* _Stated task_: Write out again, exactly as they appear, the lines from the line with "Rebuild this chart" through the line with "import plotly.graph_objects as go". Do not include any pictures.

Stored data
· · ·

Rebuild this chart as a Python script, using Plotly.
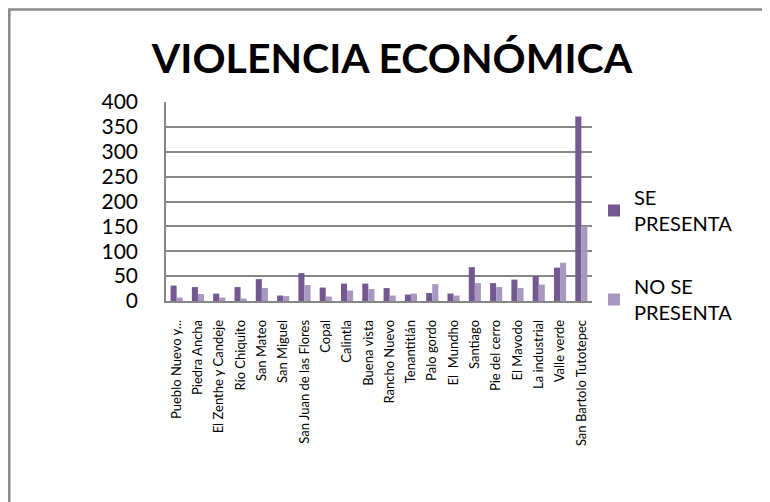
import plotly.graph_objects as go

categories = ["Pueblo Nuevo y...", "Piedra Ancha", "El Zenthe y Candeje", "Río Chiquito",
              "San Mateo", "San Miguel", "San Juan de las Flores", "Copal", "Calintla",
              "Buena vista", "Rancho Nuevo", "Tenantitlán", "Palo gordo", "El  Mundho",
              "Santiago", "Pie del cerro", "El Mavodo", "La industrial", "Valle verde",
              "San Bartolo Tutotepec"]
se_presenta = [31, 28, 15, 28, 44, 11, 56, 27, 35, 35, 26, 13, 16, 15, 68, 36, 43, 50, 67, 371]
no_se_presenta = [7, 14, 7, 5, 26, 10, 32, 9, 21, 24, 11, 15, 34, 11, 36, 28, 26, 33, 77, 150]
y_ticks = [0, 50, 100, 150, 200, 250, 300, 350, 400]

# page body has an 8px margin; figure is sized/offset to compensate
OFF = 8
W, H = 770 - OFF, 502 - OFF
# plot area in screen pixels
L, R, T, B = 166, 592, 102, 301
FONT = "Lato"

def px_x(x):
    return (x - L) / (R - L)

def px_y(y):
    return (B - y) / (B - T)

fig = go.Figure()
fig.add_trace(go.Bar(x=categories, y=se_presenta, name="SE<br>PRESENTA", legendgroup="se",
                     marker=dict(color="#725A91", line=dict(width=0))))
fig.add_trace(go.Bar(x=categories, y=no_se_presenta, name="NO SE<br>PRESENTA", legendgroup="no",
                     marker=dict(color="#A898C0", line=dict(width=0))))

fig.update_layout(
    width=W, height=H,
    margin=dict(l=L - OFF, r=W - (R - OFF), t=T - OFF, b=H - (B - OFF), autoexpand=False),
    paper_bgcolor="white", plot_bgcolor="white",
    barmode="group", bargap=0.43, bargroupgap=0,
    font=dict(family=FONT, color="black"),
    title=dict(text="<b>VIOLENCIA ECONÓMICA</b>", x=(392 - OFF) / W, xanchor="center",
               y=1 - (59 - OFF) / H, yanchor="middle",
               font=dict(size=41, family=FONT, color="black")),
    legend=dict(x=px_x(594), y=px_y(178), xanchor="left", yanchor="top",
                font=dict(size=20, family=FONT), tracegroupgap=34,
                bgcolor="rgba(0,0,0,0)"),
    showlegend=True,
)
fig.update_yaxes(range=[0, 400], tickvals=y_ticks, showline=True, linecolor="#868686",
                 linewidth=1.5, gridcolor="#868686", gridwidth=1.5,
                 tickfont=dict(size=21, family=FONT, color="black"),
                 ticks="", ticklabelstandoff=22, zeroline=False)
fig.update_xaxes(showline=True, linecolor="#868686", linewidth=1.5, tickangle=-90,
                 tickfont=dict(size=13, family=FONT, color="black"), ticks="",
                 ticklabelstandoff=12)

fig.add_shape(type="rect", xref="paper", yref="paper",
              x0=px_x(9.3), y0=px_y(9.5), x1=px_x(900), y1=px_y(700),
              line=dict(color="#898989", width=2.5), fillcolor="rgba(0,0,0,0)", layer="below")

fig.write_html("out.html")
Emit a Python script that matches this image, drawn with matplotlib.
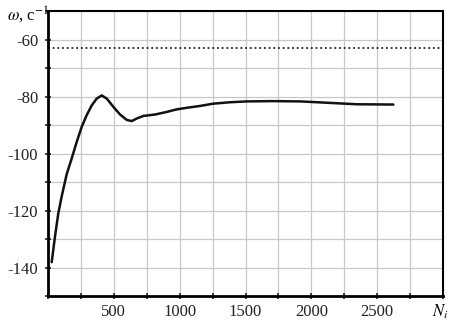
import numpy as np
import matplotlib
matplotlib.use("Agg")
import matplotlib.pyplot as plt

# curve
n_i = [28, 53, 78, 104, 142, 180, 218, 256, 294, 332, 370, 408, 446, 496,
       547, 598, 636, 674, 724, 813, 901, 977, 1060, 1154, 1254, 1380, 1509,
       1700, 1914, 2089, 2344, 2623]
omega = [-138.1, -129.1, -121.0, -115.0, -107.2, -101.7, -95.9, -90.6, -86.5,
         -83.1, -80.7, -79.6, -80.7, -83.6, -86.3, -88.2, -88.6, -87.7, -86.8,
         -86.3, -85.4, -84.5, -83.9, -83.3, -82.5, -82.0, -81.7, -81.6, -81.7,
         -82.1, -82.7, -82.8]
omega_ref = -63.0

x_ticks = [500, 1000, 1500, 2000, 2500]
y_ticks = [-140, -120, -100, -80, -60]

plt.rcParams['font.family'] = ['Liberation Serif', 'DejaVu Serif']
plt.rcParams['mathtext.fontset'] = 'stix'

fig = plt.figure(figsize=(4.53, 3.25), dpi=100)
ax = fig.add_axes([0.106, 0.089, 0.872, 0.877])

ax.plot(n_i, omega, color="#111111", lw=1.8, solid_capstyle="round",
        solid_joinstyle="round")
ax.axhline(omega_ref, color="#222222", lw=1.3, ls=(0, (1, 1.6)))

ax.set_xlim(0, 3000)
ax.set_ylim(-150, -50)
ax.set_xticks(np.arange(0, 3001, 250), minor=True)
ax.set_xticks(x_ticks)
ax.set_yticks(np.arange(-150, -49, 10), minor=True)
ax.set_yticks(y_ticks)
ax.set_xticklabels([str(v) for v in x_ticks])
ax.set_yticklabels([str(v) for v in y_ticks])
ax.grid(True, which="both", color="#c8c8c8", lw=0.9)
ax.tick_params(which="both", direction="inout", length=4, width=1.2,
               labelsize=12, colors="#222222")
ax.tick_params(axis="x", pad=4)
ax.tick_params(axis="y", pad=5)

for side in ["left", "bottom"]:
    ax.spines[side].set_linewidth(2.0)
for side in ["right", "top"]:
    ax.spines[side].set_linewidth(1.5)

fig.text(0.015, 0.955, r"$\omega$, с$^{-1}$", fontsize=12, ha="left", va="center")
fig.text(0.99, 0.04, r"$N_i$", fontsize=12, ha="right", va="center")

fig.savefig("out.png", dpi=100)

· · ·

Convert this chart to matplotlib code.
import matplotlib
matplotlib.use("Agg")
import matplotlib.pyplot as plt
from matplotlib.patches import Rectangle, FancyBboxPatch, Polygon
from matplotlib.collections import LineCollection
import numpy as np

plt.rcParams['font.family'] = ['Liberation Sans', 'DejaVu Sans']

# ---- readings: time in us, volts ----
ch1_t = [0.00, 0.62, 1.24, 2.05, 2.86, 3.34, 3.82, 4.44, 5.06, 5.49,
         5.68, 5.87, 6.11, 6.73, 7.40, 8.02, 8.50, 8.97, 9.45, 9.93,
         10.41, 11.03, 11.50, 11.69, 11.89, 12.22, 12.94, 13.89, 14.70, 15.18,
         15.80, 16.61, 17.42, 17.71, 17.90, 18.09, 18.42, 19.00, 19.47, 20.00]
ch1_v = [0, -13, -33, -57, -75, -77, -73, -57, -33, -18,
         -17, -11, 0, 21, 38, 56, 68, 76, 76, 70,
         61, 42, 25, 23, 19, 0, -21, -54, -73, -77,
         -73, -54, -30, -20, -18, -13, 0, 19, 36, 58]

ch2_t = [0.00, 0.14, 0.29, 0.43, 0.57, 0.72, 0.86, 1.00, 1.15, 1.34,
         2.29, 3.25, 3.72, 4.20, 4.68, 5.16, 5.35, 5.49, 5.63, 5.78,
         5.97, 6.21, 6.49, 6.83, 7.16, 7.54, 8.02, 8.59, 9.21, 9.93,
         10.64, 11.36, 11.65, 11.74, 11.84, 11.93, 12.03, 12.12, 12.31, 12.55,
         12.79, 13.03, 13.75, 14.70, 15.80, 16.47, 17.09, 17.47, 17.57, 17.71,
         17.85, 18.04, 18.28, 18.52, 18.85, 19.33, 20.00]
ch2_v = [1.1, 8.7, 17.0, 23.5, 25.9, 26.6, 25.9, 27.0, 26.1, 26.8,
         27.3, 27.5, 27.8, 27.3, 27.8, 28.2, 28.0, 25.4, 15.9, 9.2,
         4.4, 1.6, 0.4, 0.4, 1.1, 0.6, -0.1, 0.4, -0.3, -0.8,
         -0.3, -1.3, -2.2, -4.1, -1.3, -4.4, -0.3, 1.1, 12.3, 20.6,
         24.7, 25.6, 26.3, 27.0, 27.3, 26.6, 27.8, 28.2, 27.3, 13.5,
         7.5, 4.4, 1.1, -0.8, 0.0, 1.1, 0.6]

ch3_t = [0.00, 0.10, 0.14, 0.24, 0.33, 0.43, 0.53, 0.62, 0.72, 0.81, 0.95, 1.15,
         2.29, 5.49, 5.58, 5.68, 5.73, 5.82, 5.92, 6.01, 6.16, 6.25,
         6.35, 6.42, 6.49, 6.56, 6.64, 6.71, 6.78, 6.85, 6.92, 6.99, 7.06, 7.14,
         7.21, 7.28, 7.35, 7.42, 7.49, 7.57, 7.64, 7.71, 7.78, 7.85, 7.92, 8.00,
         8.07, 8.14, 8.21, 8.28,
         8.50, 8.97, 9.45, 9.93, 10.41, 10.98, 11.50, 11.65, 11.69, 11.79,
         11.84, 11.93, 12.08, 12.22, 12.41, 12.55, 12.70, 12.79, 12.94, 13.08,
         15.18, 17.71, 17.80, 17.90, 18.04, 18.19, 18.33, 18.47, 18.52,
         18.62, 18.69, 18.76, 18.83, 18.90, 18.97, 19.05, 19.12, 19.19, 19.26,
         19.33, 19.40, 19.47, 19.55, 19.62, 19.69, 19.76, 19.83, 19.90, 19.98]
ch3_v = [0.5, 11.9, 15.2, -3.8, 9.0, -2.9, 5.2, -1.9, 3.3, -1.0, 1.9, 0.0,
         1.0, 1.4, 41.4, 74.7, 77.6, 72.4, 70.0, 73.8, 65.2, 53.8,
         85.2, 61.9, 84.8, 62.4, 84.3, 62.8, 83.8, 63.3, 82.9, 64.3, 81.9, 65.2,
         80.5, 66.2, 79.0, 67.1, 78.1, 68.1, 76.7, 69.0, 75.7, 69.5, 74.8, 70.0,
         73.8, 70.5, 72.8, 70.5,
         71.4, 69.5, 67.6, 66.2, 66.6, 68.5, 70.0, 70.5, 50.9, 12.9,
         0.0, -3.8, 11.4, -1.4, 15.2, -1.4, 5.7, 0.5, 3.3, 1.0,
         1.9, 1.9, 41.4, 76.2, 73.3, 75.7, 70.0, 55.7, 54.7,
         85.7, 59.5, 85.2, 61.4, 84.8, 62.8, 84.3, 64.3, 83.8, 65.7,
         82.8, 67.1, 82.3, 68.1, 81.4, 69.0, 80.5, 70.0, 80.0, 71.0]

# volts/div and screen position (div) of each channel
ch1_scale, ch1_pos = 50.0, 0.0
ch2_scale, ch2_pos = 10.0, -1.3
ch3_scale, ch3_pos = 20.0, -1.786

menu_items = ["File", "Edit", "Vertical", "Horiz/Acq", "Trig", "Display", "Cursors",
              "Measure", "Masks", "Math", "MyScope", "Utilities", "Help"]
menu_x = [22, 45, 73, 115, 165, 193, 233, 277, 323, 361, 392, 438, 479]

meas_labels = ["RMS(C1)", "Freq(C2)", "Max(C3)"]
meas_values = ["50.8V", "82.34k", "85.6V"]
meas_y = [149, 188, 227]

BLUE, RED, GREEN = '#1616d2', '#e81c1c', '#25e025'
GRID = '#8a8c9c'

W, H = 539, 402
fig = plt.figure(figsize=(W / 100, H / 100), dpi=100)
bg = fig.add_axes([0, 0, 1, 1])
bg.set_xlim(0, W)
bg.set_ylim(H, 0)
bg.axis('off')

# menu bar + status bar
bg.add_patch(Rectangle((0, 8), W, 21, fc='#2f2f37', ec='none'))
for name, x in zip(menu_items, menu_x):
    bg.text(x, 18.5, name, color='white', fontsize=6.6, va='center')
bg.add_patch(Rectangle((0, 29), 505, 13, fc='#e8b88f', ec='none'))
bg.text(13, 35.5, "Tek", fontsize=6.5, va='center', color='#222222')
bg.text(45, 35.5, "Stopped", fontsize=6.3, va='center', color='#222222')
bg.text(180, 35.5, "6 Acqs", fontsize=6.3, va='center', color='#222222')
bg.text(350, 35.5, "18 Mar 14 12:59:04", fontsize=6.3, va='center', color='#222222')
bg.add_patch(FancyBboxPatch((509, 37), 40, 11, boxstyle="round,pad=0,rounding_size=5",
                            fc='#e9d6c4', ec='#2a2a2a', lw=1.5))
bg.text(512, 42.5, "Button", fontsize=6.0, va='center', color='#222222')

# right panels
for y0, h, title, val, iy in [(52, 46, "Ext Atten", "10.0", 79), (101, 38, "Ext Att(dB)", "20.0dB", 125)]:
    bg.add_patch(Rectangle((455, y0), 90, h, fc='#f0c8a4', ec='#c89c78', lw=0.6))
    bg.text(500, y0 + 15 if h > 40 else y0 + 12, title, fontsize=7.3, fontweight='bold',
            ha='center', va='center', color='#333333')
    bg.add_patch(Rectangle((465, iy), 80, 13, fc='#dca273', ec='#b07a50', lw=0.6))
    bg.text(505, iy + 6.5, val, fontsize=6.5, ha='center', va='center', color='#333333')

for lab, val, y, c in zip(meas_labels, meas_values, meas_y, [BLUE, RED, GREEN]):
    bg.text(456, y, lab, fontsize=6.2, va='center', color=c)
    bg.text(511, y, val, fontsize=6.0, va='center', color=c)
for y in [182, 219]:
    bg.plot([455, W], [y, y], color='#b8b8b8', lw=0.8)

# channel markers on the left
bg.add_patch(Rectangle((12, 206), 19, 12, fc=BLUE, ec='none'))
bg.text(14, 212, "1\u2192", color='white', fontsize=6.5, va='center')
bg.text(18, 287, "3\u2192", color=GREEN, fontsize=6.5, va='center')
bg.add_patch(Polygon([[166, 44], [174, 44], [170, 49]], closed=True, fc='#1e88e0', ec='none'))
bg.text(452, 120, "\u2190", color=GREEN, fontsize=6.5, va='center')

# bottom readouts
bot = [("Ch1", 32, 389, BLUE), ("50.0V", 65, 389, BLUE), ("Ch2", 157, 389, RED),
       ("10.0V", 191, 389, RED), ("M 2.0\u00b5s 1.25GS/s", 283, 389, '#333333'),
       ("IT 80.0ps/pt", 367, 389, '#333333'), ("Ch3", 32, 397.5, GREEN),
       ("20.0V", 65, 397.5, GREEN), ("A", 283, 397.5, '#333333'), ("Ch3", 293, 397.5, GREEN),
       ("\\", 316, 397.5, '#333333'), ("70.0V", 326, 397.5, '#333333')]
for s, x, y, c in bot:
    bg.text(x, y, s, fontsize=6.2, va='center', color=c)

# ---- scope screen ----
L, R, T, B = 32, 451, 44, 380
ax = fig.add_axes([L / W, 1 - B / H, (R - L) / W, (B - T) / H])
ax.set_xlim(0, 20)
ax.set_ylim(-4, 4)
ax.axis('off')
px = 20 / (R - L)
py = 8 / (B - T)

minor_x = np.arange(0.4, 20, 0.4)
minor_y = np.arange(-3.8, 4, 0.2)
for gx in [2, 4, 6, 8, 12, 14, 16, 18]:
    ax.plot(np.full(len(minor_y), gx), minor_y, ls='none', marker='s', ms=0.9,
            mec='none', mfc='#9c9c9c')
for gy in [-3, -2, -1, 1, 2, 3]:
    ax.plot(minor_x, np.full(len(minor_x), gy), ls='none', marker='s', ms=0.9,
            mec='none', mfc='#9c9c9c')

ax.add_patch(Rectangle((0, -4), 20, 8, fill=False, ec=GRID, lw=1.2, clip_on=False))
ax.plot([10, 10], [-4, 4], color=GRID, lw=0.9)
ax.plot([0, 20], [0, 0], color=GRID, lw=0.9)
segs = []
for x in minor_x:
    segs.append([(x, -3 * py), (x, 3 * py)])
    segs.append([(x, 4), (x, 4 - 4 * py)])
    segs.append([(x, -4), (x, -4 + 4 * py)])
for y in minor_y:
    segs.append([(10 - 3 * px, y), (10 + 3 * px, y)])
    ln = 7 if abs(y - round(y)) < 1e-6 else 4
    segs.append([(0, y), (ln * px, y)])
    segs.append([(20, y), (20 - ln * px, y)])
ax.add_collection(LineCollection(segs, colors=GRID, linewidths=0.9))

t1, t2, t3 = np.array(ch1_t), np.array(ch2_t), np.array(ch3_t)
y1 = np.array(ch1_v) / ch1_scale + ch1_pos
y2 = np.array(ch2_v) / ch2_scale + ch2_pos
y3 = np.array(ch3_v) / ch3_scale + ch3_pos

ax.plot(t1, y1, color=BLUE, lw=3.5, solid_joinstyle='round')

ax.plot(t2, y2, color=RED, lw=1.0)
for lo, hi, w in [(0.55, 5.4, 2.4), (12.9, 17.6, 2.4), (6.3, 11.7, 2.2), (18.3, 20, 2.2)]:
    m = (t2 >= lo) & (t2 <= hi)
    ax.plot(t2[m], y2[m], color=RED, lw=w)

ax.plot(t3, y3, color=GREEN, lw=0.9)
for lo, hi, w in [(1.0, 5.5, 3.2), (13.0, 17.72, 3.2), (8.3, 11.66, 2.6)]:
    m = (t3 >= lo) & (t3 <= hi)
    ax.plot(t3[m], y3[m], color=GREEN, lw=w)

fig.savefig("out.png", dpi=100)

· · ·

* _Answer below_:
Rebuild this chart as a Python script, using Plotly.
import plotly.graph_objects as go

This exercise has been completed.